7. Prospects for Future Research and Integration
Significant open directions include:
- Sub-character and grapheme-level modeling: Enhanced tokenization and neural architectures to handle morphologically rich, non-segmented scripts (Buaphet et al., 23 Jan 2026).
- Sentence-level normalization: Models capable of context-sensitive reordering, multi-token expansion, and joint learning with downstream tasks such as parsing and NER (Bucur et al., 2021, Higashiyama et al., 28 May 2025).
- Corpus extension and annotation: Larger, more diverse benchmarks, and synthetic noise generation to improve coverage of real-world phenomena in underrepresented languages (Nguyen et al., 2024, Samuel et al., 2021).

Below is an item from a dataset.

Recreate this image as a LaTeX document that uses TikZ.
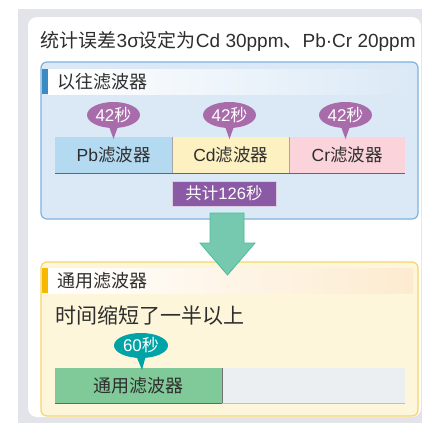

- Plug-in normalization for end-to-end systems: Seamless normalization layers integrated with neural pipelines for joint learning and propagation of normalization errors (Plank et al., 2021).
- Cross-domain and cross-lingual generalization: Transfer learning strategies and task-agnostic normalization modules robust to domain and language shift.
Lexical normalization thus remains a foundational NLP process, enabling the reliable analysis of informal, multi-lingual text at scale. Its evolution continues alongside advances in sequence modeling, cross-lingual transfer, and weakly supervised learning paradigms.